Había que tener arrestos para servir en globos. Te metías en la frágil cesta, subían el artefacto, enganchado a un cable, y te quedabas allí arriba, indefenso, bamboleándote suspendido en medio del cielo como un blanco de tiro de feria. Estaba prohibido fumar. “La situación del observador en su canasta era toda una definición de vulnerabilidad”, reflexiona el historiador Peter Hart en Aces falling (2007), donde dedica intensas páginas a los globos. Curiosamente muchos de los globonautas tenían alguna mutilación. En realidad no hacía falta estar muy en forma para esa misión, solo poseer mucho valor. “Tenías un extraordinario sentimiento de inseguridad”, resumió muy británicamente el teniente Behrend, que vio como una escuadrilla alemana derribaba cuatro globos a su alrededor dejando en el cielo solo el suyo por falta de municiones. Todo el mundo le tenía ganas a los globos, que, conectados por una línea telefónica, eran los ojos de la temida artillería. Para algunos aviadores, como el alocado as estadounidense Frank Luke, que abatió tres en su última y legendaria salida antes de enfrentarse a diez Fokkers y morir en un tiroteo con soldados alemanes tras aterrizar su aeroplano averiado, la propia existencia de los globos ocupando el cielo era algo así como un ultraje personal.
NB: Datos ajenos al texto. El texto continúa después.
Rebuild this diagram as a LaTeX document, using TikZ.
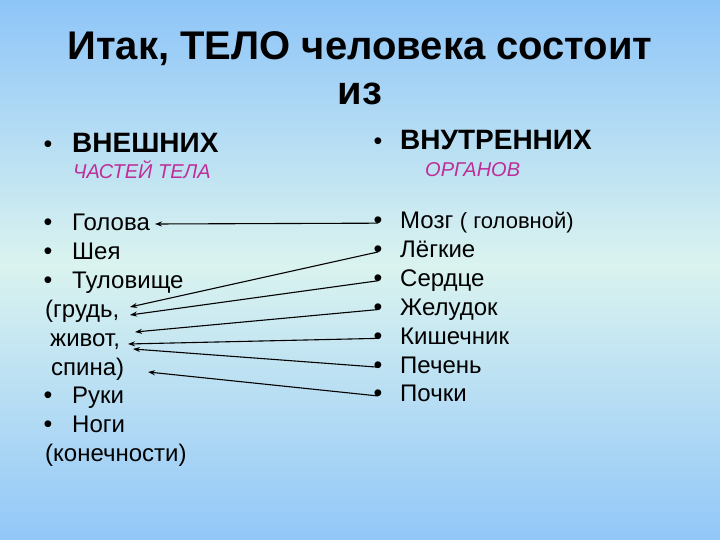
\documentclass[tikz,border=0pt]{standalone}
\usepackage{fontspec}
\setmainfont{Liberation Sans}
\usepackage{tikz}
\usetikzlibrary{arrows.meta,positioning}
\definecolor{skytop}{HTML}{8EC5F8}
\definecolor{mint}{HTML}{DAF3EF}
\definecolor{skybot}{HTML}{92C7F8}
\definecolor{plum}{HTML}{BE2E98}
\tikzset{titletext/.style={font=\fontsize{40}{44}\selectfont\bfseries,anchor=base,inner sep=0pt},headtext/.style={font=\fontsize{28}{30}\selectfont\bfseries,anchor=base west,inner sep=0pt},subtext/.style={font=\fontsize{20}{22}\selectfont\itshape,text=plum,anchor=base west,inner sep=0pt},itemtext/.style={font=\fontsize{24}{26}\selectfont,anchor=base west,inner sep=0pt},dotmark/.style={font=\fontsize{25}{27}\selectfont,anchor=base,inner sep=0pt},linkline/.style={line width=1.1pt,-{Stealth[length=7pt,width=5pt]}}}

\begin{document}
\begin{tikzpicture}[x=1pt,y=-1pt]
\useasboundingbox (0,0) rectangle (720,540);
\begin{scope}[y=1pt]
\shade[top color=skytop,bottom color=mint] (0,0) rectangle (720,-265);
\shade[top color=mint,bottom color=skybot] (0,-265) rectangle (720,-540);
\end{scope}
% heading
\node[titletext] (title) at (360,60) {Итак, ТЕЛО человека состоит};
\node[titletext] (iz) at (360,105) {из};
\node[dotmark] (hl) at (48,153) {•};
\node[headtext] (outer) at (72,153) {ВНЕШНИХ};
\node[subtext] (parts) at (73,179) {ЧАСТЕЙ ТЕЛА};
\node[dotmark] (hr) at (378,150) {•};
\node[headtext] (inner) at (400,150) {ВНУТРЕННИХ};
\node[subtext] (organs) at (425,177) {ОРГАНОВ};
% outer parts
\node[dotmark] (ld1) at (48,230) {•};
\node[itemtext] (golova) at (72,230) {Голова};
\node[dotmark] (ld2) at (48,259) {•};
\node[itemtext] (sheya) at (72,259) {Шея};
\node[dotmark] (ld3) at (48,288) {•};
\node[itemtext] (tulov) at (72,288) {Туловище};
\node[itemtext] (grud) at (45,317) {(грудь,};
\node[itemtext] (zhivot) at (50,346) {живот,};
\node[itemtext] (spina) at (51,375) {спина)};
\node[dotmark] (ld4) at (48,403) {•};
\node[itemtext] (ruki) at (72,403) {Руки};
\node[dotmark] (ld5) at (48,432) {•};
\node[itemtext] (nogi) at (72,432) {Ноги};
\node[itemtext] (konech) at (45,461) {(конечности)};
% inner organs
\foreach \t [count=\i] in {Мозг {\fontsize{22}{24}\selectfont( головной)},Лёгкие,Сердце,Желудок,Кишечник,Печень,Почки} {
  \node[dotmark] (rd\i) at (378,{229+28.8*(\i-1)}) {•};
  \node[itemtext] (rt\i) at (400,{229+28.8*(\i-1)}) {\t};
}
% arrow tips
\coordinate (tip1) at (155,224);
\coordinate (tip2) at (130,307);
\coordinate (tip3) at (130,315);
\coordinate (tip4) at (135,332);
\coordinate (tip5) at (128,344);
\coordinate (tip6) at (133,349);
\coordinate (tip7) at (148,372);
\foreach \i in {1,...,7}
  \draw[linkline] (rd\i.center) -- (tip\i);
\end{tikzpicture}
\end{document}
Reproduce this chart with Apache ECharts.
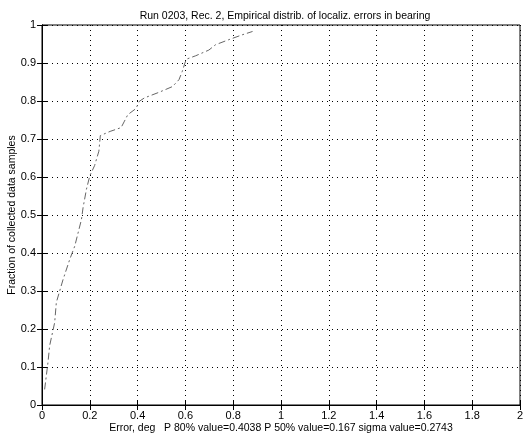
<!DOCTYPE html>
<html>
<head>
<meta charset="utf-8">
<script src="https://cdn.jsdelivr.net/npm/echarts@6/dist/echarts.min.js"></script>
<style>
  html, body { margin: 0; padding: 0; background: #fff; }
  #chart { width: 523px; height: 441px; }
</style>
</head>
<body>
<div id="chart"></div>
<script>
// empirical CDF of bearing errors
var errDeg = [0.011, 0.025, 0.032, 0.053, 0.06, 0.088, 0.116, 0.137, 0.165, 0.172, 0.186, 0.2, 0.22, 0.238, 0.244,
    0.285, 0.331, 0.345, 0.359, 0.393, 0.407, 0.428, 0.49, 0.546, 0.573, 0.587, 0.598, 0.604,
    0.643, 0.698, 0.726, 0.78, 0.837, 0.881];
var fraction = [0.041, 0.112, 0.156, 0.217, 0.27, 0.33, 0.383, 0.418, 0.488, 0.52, 0.568, 0.603, 0.63, 0.668, 0.709,
    0.72, 0.73, 0.747, 0.764, 0.78, 0.799, 0.808, 0.823, 0.838, 0.856, 0.878, 0.9, 0.91,
    0.919, 0.934, 0.948, 0.961, 0.974, 0.983];
var titleText = 'Run 0203, Rec. 2, Empirical distrib. of localiz. errors in bearing';
var xName = 'Error, deg   P 80% value=0.4038 P 50% value=0.167 sigma value=0.2743';
var yName = 'Fraction of collected data samples';

var pts = [];
for (var i = 0; i < errDeg.length; i++) {
    pts.push([errDeg[i], fraction[i]]);
}

var font = 'Liberation Sans, Arial, sans-serif';
var chart = echarts.init(document.getElementById('chart'));

function fmt(v) {
    return String(Math.round(v * 10) / 10);
}

chart.setOption({
    animation: false,
    backgroundColor: '#fff',
    title: {
        text: titleText,
        left: 280, top: 6, textAlign: 'center',
        textStyle: { fontFamily: font, fontSize: 10.5, fontWeight: 'normal', color: '#000' }
    },
    grid: {
        left: 42, right: 3, top: 25, bottom: 36,
        containLabel: false, outerBoundsMode: 'none',
        show: true, borderColor: '#000', borderWidth: 1
    },
    xAxis: [{
        type: 'value', min: 0, max: 2, interval: 0.2,
        name: xName, nameLocation: 'middle', nameGap: 18, nameMoveOverlap: false,
        nameTextStyle: { fontFamily: font, fontSize: 10.5, color: '#000' },
        axisLine: { lineStyle: { color: '#000' } },
        axisTick: { inside: true, length: 5, lineStyle: { color: '#000' } },
        axisLabel: { fontFamily: font, fontSize: 11, color: '#000', margin: 5, formatter: fmt },
        splitLine: { show: true, lineStyle: { color: '#000', type: [1, 4], width: 1 } }
    }, {
        type: 'value', min: 0, max: 2, interval: 0.2, position: 'top',
        axisLine: { lineStyle: { color: '#000' } },
        axisTick: { inside: true, length: 5, lineStyle: { color: '#000' } },
        axisLabel: { show: false }, splitLine: { show: false }
    }],
    yAxis: [{
        type: 'value', min: 0, max: 1, interval: 0.1,
        name: yName, nameLocation: 'middle', nameGap: 24, nameMoveOverlap: false,
        nameTextStyle: { fontFamily: font, fontSize: 10.5, color: '#000' },
        axisLine: { show: true, lineStyle: { color: '#000' } },
        axisTick: { show: true, inside: true, length: 5, lineStyle: { color: '#000' } },
        axisLabel: { fontFamily: font, fontSize: 11, color: '#000', margin: 6, formatter: fmt },
        splitLine: { show: true, lineStyle: { color: '#000', type: [1, 4], width: 1 } }
    }, {
        type: 'value', min: 0, max: 1, interval: 0.1, position: 'right',
        axisLine: { show: true, lineStyle: { color: '#000' } },
        axisTick: { show: true, inside: true, length: 5, lineStyle: { color: '#000' } },
        axisLabel: { show: false }, splitLine: { show: false }
    }],
    series: [{
        type: 'line',
        data: pts,
        showSymbol: false,
        lineStyle: { color: '#666', width: 1, type: [7, 3, 2, 3] }
    }]
});
</script>
</body>
</html>
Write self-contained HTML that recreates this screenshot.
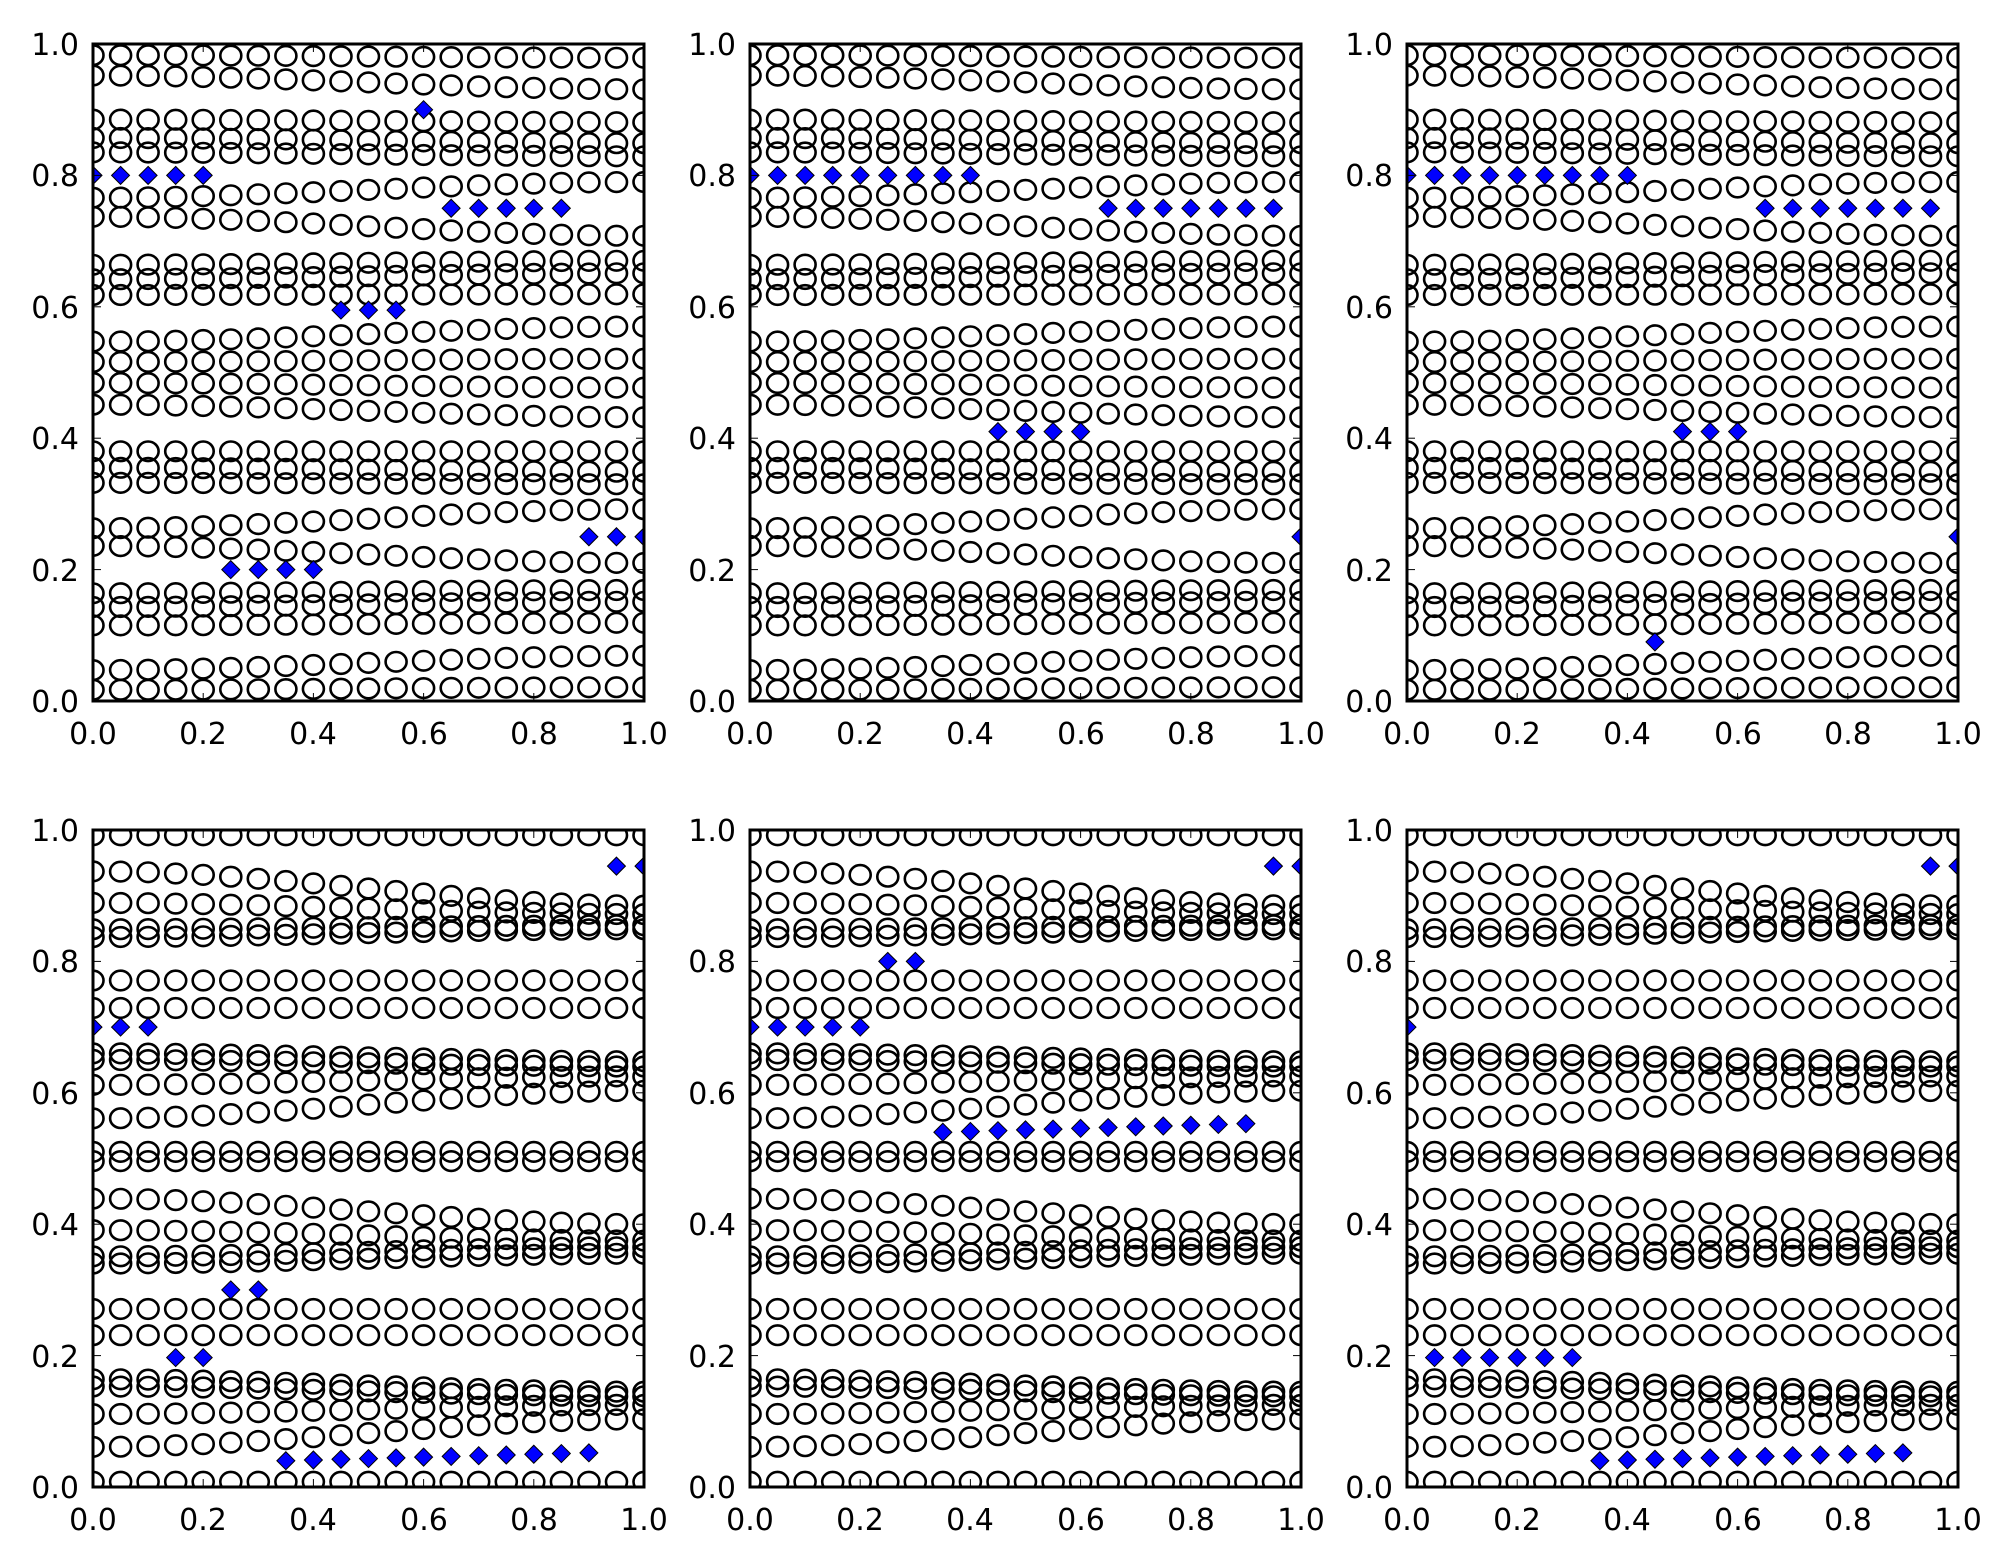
<!DOCTYPE html>
<html><head><meta charset="utf-8"><style>
html,body{margin:0;padding:0;background:#fff}
svg{display:block}
text{font-family:"DejaVu Sans","Liberation Sans",sans-serif;font-size:30px;fill:#000}
</style></head><body>
<svg id="s" width="2004" height="1565" xmlns="http://www.w3.org/2000/svg">
<defs><clipPath id="c"><rect x="0" y="0" width="551" height="657"/></clipPath></defs>
<g id="p0" transform="translate(93,44)"><g><text x="-14" y="668" text-anchor="end">0.0</text><text x="-14" y="537" text-anchor="end">0.2</text><text x="-14" y="405" text-anchor="end">0.4</text><text x="-14" y="274" text-anchor="end">0.6</text><text x="-14" y="142" text-anchor="end">0.8</text><text x="-14" y="11" text-anchor="end">1.0</text></g><g><text x="0" y="700" text-anchor="middle">0.0</text><text x="110" y="700" text-anchor="middle">0.2</text><text x="220" y="700" text-anchor="middle">0.4</text><text x="331" y="700" text-anchor="middle">0.6</text><text x="441" y="700" text-anchor="middle">0.8</text><text x="551" y="700" text-anchor="middle">1.0</text></g></g>
<g id="p1" transform="translate(750,44)"><g><text x="-14" y="668" text-anchor="end">0.0</text><text x="-14" y="537" text-anchor="end">0.2</text><text x="-14" y="405" text-anchor="end">0.4</text><text x="-14" y="274" text-anchor="end">0.6</text><text x="-14" y="142" text-anchor="end">0.8</text><text x="-14" y="11" text-anchor="end">1.0</text></g><g><text x="0" y="700" text-anchor="middle">0.0</text><text x="110" y="700" text-anchor="middle">0.2</text><text x="220" y="700" text-anchor="middle">0.4</text><text x="331" y="700" text-anchor="middle">0.6</text><text x="441" y="700" text-anchor="middle">0.8</text><text x="551" y="700" text-anchor="middle">1.0</text></g></g>
<g id="p2" transform="translate(1407,44)"><g><text x="-14" y="668" text-anchor="end">0.0</text><text x="-14" y="537" text-anchor="end">0.2</text><text x="-14" y="405" text-anchor="end">0.4</text><text x="-14" y="274" text-anchor="end">0.6</text><text x="-14" y="142" text-anchor="end">0.8</text><text x="-14" y="11" text-anchor="end">1.0</text></g><g><text x="0" y="700" text-anchor="middle">0.0</text><text x="110" y="700" text-anchor="middle">0.2</text><text x="220" y="700" text-anchor="middle">0.4</text><text x="331" y="700" text-anchor="middle">0.6</text><text x="441" y="700" text-anchor="middle">0.8</text><text x="551" y="700" text-anchor="middle">1.0</text></g></g>
<g id="p3" transform="translate(93,830)"><g><text x="-14" y="668" text-anchor="end">0.0</text><text x="-14" y="537" text-anchor="end">0.2</text><text x="-14" y="405" text-anchor="end">0.4</text><text x="-14" y="274" text-anchor="end">0.6</text><text x="-14" y="142" text-anchor="end">0.8</text><text x="-14" y="11" text-anchor="end">1.0</text></g><g><text x="0" y="700" text-anchor="middle">0.0</text><text x="110" y="700" text-anchor="middle">0.2</text><text x="220" y="700" text-anchor="middle">0.4</text><text x="331" y="700" text-anchor="middle">0.6</text><text x="441" y="700" text-anchor="middle">0.8</text><text x="551" y="700" text-anchor="middle">1.0</text></g></g>
<g id="p4" transform="translate(750,830)"><g><text x="-14" y="668" text-anchor="end">0.0</text><text x="-14" y="537" text-anchor="end">0.2</text><text x="-14" y="405" text-anchor="end">0.4</text><text x="-14" y="274" text-anchor="end">0.6</text><text x="-14" y="142" text-anchor="end">0.8</text><text x="-14" y="11" text-anchor="end">1.0</text></g><g><text x="0" y="700" text-anchor="middle">0.0</text><text x="110" y="700" text-anchor="middle">0.2</text><text x="220" y="700" text-anchor="middle">0.4</text><text x="331" y="700" text-anchor="middle">0.6</text><text x="441" y="700" text-anchor="middle">0.8</text><text x="551" y="700" text-anchor="middle">1.0</text></g></g>
<g id="p5" transform="translate(1407,830)"><g><text x="-14" y="668" text-anchor="end">0.0</text><text x="-14" y="537" text-anchor="end">0.2</text><text x="-14" y="405" text-anchor="end">0.4</text><text x="-14" y="274" text-anchor="end">0.6</text><text x="-14" y="142" text-anchor="end">0.8</text><text x="-14" y="11" text-anchor="end">1.0</text></g><g><text x="0" y="700" text-anchor="middle">0.0</text><text x="110" y="700" text-anchor="middle">0.2</text><text x="220" y="700" text-anchor="middle">0.4</text><text x="331" y="700" text-anchor="middle">0.6</text><text x="441" y="700" text-anchor="middle">0.8</text><text x="551" y="700" text-anchor="middle">1.0</text></g></g>
</svg>
<script>
var NS="http://www.w3.org/2000/svg",W=551,H=657;
var topRows=[[.983,.979],[.952,.931],[.885,.881],[.857,.849],[.835,.829],[.766,.79],[.737,.708],[.664,.67],[.642,.651],[.618,.619],[.547,.57],[.516,.521],[.484,.477],[.451,.432],[.38,.38],[.355,.349],[.332,.33],[.263,.292],[.236,.21],[.164,.169],[.143,.151],[.115,.119],[.047,.069],[.017,.021]];
var botRows=[[.992,.992],[.937,.885],[.889,.872],[.849,.855],[.837,.849],[.771,.771],[.729,.729],[.66,.648],[.65,.64],[.612,.625],[.561,.603],[.51,.51],[.496,.496],[.439,.4],[.391,.375],[.351,.365],[.34,.355],[.271,.271],[.231,.231],[.164,.145],[.153,.138],[.111,.125],[.061,.103],[.008,.008]];
function rng(a,b,y){var r=[];for(var i=a;i<=b+1e-9;i+=0.05)r.push([i,y]);return r;}
function rise(a,b,y0,y1){var r=[],n=Math.round((b-a)/0.05);for(var k=0;k<=n;k++)r.push([a+k*0.05,y0+(y1-y0)*k/n]);return r;}
var dia=[
 [[0.6,0.9]].concat(rng(0,0.2,0.8),rng(0.65,0.85,0.75),rng(0.45,0.55,0.595),rng(0.25,0.4,0.2),rng(0.9,1,0.25)),
 rng(0,0.4,0.8).concat(rng(0.65,0.95,0.75),rng(0.45,0.6,0.41),[[1,0.25]]),
 rng(0,0.4,0.8).concat(rng(0.65,0.95,0.75),rng(0.5,0.6,0.41),[[0.45,0.09],[1,0.25]]),
 rng(0.95,1,0.945).concat(rng(0,0.1,0.7),rng(0.25,0.3,0.3),rng(0.15,0.2,0.197),rise(0.35,0.9,0.04,0.052)),
 rng(0.95,1,0.945).concat(rng(0.25,0.3,0.8),rng(0,0.2,0.7),rise(0.35,0.9,0.54,0.553)),
 rng(0.95,1,0.945).concat([[0,0.7]],rng(0.05,0.3,0.197),rise(0.35,0.9,0.04,0.052))
];
function el(t,a,p){var e=document.createElementNS(NS,t);for(var k in a)e.setAttribute(k,a[k]);p.appendChild(e);return e;}
function smooth(t){return t*t*(3-2*t);}
for(var p=0;p<6;p++){
 var g=document.getElementById("p"+p);
 el("rect",{x:0,y:0,width:W,height:H,fill:"#fff"},g).parentNode.insertBefore(g.lastChild,g.firstChild);
 var cg=el("g",{"clip-path":"url(#c)"},g);
 var rows=p<3?topRows:botRows;
 for(var i=0;i<=20;i++){var x=i*0.05;
  rows.forEach(function(r){var y=r[0]+(r[1]-r[0])*smooth(x);
   el("ellipse",{cx:(x*W).toFixed(1),cy:(H*(1-y)).toFixed(1),rx:10.5,ry:9.8,fill:"none",stroke:"#000","stroke-width":2.6},cg);});}
 dia[p].forEach(function(d){var cx=d[0]*W,cy=H*(1-d[1]),s=9;
  el("polygon",{points:cx+","+(cy-s)+" "+(cx+s)+","+cy+" "+cx+","+(cy+s)+" "+(cx-s)+","+cy,fill:"#0000ff",stroke:"#000","stroke-width":1},cg);});
 for(var k=0;k<=5;k++){var t=k*0.2;
  var px=t*W,py=H*(1-t);
  el("line",{x1:px,y1:H,x2:px,y2:H-8,stroke:"#000","stroke-width":1},g);
  el("line",{x1:px,y1:0,x2:px,y2:8,stroke:"#000","stroke-width":1},g);
  el("line",{x1:0,y1:py,x2:8,y2:py,stroke:"#000","stroke-width":1},g);
  el("line",{x1:W,y1:py,x2:W-8,y2:py,stroke:"#000","stroke-width":1},g);}
 el("rect",{x:0,y:0,width:W,height:H,fill:"none",stroke:"#000","stroke-width":3},g);
}
</script>
</body></html>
Ante un ataque de la aviación, los servicios de tierra protegían al globo con fuego antiaéreo o lo bajaban todo lo rápido posible. El infeliz ocupante tenía la posibilidad de encaramarse a la cesta y saltar con un rudimentario paracaídas que iba enganchado a un arnés. Pero el globo incendiado solía deslomársete encima. Además, los pilotos enemigos tiraban abiertamente sobre el pobre tipo: un observador experimentado era más difícil de reemplazar que el globo.
Entre los corajudos observadores de globos destaca el teniente de la reserva alemán Peter Rieper, el único de ellos que ganó la más preciada condecoración prusiana, la medalla Pour le Mérite, el Blue Max, tan codiciada por los ases aéreos. Nacido en 1887 en Hannover, Rieper era químico y al empezar la guerra lo enviaron a artillería. Fue herido y pidió el traslado a globos, donde pensaba que su experiencia artillera podría ser útil. Pasó horas muy intensas, como puede imaginarse, en el Ballonzug 19, su unidad. En una ocasión, colgado a 1.300 metros, fue atacado por dos cazas y al incendiarse su globo decidió saltar pero al hacerlo vio que las correas del paracaídas estaban enredadas así que se agarró a la cesta, volvió a trepar y las desenredó, en medio del fuego que consumía el ingenio que se desplomaba. En 1916, durante otro ataque de cuatro aeroplanos, Rieper se defendió intrépidamente disparando desde la cesta con un Máuser, y le salvó la llegada providencial del as Max Immelmann. En 1918, fuego de ametralladoras alcanzó su globo y le hirió en la espalda; consiguió saltar pero hubo que amputarle el brazo derecho. Declarado inútil para el servicio activo, sobrevivió a la guerra, aunque se desconoce la fecha y la causa de su muerte. Es bonito pensar que ese hombre valiente sigue allá arriba columpiándose audazmente en las resplandecientes alambradas del cielo.